Een vrouw komt naar me toe en vraagt informatie over de trein. Ik heb geen idee, maar het is rustig en heb de reisplanner op mijn telefoon. Ik geef haar pen en papier en samen stippelen we haar reis uit. Moeizaam, ze lijkt het niet goed te begrijpen en moet toch twee keer overstappen. Uiteindelijk moet het toch lukken, na ruim vijf minuten rustige uitleg.

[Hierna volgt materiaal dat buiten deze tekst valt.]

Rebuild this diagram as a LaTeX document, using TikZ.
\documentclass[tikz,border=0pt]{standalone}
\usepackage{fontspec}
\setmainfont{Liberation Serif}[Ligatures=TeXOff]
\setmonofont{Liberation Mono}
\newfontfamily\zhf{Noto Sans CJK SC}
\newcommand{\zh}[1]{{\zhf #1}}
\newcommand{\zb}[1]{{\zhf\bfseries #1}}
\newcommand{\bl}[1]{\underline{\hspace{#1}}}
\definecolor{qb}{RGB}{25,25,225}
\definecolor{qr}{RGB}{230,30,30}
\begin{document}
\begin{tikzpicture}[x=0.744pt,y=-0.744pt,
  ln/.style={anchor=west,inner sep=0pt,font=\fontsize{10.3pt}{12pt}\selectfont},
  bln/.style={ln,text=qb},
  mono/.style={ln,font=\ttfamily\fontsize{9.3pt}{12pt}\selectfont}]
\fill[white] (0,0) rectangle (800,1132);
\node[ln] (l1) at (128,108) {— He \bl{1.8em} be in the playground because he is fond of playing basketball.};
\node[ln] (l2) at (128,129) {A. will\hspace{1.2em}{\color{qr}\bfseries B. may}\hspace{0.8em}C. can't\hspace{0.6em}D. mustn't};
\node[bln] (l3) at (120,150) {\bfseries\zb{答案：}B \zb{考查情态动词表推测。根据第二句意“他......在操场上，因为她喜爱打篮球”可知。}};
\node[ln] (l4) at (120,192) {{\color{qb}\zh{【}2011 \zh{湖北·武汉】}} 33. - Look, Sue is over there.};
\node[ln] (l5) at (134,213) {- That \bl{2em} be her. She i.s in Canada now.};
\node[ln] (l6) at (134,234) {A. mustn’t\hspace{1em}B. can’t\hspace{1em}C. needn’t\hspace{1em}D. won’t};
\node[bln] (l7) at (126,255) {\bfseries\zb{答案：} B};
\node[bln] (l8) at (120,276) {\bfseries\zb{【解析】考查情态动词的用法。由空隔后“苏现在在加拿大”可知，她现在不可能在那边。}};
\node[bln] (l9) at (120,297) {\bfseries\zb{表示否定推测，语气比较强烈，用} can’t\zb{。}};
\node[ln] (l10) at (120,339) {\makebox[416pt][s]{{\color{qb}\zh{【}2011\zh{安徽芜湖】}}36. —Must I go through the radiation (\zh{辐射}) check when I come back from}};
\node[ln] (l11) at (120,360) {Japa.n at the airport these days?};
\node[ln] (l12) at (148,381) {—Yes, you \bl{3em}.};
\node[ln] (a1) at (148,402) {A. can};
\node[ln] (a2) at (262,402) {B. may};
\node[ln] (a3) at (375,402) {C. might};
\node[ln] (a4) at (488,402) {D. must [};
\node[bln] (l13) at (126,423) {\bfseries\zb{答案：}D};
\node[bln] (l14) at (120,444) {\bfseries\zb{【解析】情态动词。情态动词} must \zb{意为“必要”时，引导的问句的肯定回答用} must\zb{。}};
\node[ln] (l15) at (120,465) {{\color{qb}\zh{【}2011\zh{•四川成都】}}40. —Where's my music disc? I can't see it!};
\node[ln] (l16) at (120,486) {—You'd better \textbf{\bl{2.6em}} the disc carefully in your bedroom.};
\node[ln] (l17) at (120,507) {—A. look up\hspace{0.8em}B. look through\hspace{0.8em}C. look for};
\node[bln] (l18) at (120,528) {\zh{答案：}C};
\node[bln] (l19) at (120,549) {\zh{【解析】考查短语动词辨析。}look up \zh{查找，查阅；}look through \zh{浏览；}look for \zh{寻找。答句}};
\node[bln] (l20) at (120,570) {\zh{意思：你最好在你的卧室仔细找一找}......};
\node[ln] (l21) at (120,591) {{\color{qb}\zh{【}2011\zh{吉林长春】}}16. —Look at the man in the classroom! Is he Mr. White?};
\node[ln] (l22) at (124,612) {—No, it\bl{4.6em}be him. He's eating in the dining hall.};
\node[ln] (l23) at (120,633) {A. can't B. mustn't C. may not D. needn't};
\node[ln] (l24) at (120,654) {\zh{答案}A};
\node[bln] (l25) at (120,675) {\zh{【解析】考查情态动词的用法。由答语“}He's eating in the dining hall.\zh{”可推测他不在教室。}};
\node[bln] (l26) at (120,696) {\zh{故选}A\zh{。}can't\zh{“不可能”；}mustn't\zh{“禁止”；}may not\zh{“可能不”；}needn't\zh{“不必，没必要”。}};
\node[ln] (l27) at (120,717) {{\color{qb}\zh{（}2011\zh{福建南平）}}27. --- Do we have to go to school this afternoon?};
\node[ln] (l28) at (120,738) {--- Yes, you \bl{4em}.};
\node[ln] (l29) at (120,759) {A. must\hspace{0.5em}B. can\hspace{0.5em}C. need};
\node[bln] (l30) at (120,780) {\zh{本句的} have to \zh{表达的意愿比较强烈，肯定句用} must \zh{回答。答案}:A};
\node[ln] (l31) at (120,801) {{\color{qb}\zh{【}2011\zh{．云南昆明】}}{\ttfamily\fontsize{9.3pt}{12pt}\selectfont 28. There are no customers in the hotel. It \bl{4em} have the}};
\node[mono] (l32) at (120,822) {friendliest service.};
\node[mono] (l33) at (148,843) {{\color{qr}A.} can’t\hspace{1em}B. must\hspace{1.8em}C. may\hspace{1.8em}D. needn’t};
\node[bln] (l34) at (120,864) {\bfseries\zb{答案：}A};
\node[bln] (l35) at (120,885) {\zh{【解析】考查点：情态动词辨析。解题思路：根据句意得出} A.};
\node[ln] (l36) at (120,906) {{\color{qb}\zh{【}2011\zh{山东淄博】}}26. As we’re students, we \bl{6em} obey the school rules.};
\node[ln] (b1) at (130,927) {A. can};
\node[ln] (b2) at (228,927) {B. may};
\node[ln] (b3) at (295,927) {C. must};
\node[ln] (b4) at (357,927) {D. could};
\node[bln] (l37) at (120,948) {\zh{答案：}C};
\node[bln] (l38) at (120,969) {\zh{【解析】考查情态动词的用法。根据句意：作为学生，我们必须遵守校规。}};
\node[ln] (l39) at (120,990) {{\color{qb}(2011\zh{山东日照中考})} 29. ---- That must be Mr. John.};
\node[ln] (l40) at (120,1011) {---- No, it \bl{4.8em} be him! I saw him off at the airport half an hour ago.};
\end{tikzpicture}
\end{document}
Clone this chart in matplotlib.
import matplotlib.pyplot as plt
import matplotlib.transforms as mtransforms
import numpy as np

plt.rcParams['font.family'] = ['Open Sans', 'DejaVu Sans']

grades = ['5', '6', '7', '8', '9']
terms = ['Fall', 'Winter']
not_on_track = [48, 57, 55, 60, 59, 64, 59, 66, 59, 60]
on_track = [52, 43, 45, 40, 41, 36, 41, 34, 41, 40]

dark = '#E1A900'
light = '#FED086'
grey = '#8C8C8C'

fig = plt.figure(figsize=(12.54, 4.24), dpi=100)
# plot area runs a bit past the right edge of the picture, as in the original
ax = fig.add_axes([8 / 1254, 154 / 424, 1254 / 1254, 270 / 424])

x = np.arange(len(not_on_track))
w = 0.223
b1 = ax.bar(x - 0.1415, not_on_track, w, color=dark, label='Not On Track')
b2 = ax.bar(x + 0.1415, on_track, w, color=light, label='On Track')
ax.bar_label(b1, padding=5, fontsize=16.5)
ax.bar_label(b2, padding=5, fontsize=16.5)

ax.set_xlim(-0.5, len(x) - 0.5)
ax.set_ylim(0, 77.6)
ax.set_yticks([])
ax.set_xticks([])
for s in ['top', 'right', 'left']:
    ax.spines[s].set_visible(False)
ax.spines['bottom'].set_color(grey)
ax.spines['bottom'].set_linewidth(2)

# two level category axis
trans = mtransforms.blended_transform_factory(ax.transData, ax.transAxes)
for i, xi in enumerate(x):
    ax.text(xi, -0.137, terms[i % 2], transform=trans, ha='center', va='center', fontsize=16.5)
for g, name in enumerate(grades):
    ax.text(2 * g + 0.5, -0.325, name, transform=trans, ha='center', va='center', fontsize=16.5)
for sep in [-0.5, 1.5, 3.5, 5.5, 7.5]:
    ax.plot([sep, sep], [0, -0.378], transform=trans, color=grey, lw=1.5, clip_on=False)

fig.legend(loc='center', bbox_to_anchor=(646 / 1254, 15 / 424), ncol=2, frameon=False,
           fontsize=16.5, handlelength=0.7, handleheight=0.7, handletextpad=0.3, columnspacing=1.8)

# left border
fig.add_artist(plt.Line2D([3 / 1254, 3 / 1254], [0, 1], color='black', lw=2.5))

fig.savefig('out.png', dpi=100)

Ze wil ook nog geld wisselen en koopt een lolly. Ik heb al niet erg veel muntgeld, maar vooruit, ik wissel haar tientje. Ze bedankt nauwelijks voor de gedane moeite, feitelijk pakt ze het muntgeld en zonder wat te zeggen loopt ze weg. Ik sluit de routeplanner af.
Vijf minuten later komt ze terug, met een tijdschrift. Ik scan ‘m en we rekenen af. Achter haar staat een medewerker van de spoorwegen. “Goed zo, gewoon betalen voor je boekje. En nu leg je de andere tijdschriften terug waar ze horen. Volgende keer halen we gewoon de politie erbij” en de vrouw legt ongeveer zes tijdschriften terug.
“Ik blijf service verlenen, ik blijf servicegericht, ik blijf vriendelijk en hulpvaardig”. Zo, bovenstaand zinnetje is weer van kracht, het had even tijd nodig.